En substance, pour la Cour de cassation, la méconnaissance de l’obligation d’information ne cause pas en elle-même un préjudice au salarié ; pour qu’elle affecte la validité de la procédure, il faut qu’il démontre que son consentement a été vicié, ce qui n’était pas le cas en l’espèce.

Le même raisonnement a été suivi dans un deuxième arrêt du même jour (pourvoi n°12-24539)
Il s’agissait cette fois ci d’un salarié qui se plaignait d’avoir eu connaissance d’un délai de rétractation inférieur au délai légal de quinze jours.

La chambre sociale rejette le pourvoi formé à l’encontre d’un arrêt de la Cour d’appel de Montpellier du 20 juin 2012 en des termes dénués d’ambiguïté :

« Mais attendu qu’une erreur commise dans la convention de rupture sur la date d’expiration du délai de 15 jours prévu par l’article L1237-13 du code du travail ne [peut] entraîner la nullité de cette convention que si elle a eu pour effet de vicier le consentement de l’une des parties ou de la priver de la possibilité d’exercer son droit à rétractation […]».

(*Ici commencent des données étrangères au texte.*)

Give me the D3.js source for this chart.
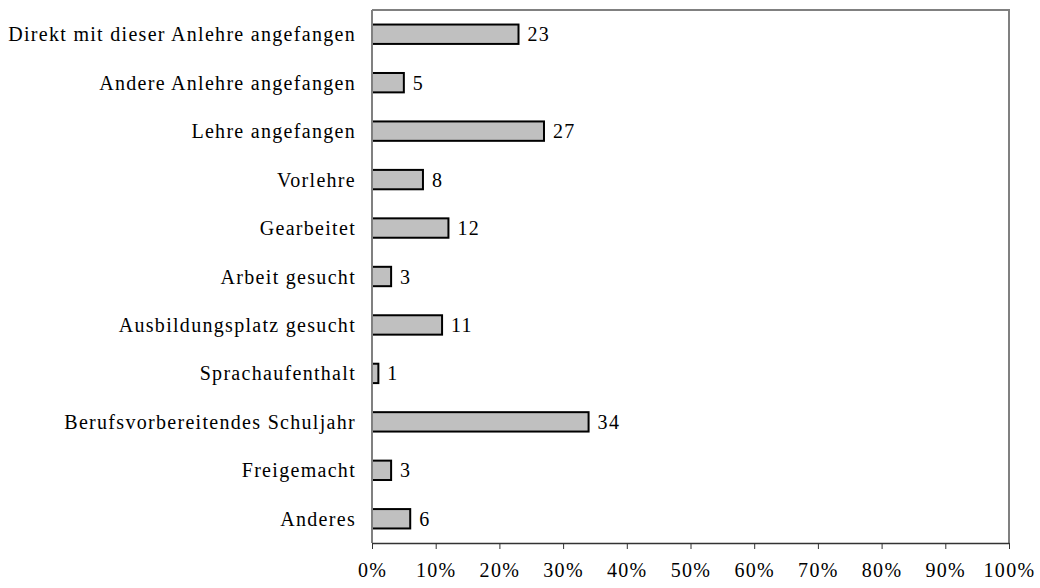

Enfin, dans un troisième arrêt (pourvoi n° 12-25951) , la chambre sociale était amenée à se prononcer sur une obligation d’information qui figure dans l’accord national interprofessionnel du 11 janvier 2008 (qui a servi de base à la loi) mais n’a pas été repris par les dispositions légales issues de la loi du 25 janvier 2008 et codifiée dans le code du travail.

Il s’agit de la possibilité ouverte au salarié, avant toute rupture conventionnelle, de prendre contact auprès du service public de l’emploi (Pôle emploi) en vue notamment d’envisager la suite de son parcours professionnel.

Le salarié faisait valoir, au soutien de son pourvoi, que son employeur ne l’en avait pas informé.

La chambre sociale approuve la Cour d’appel de Versailles d’avoir débouté le salarié de sa demande de nullité de la rupture conventionnelle en relevant, d’une part, qu’aucun état de contrainte n’était invoqué et, d’autre part, qu’il était établi que le salarié avait conçu un projet de création d’entreprise et qu’en conséquence, l’absence d’informations sur la possibilité de prendre contact avec le service public de l’emploi en vue d’envisager la suite de son parcours professionnel n’avait, de toute évidence, pas affecté la liberté de son consentement.

Par ces trois décisions, la chambre sociale saisit l’occasion qui lui est donnée de consacrer le libre consentement des parties comme centre de gravité de la procédure de rupture conventionnelle.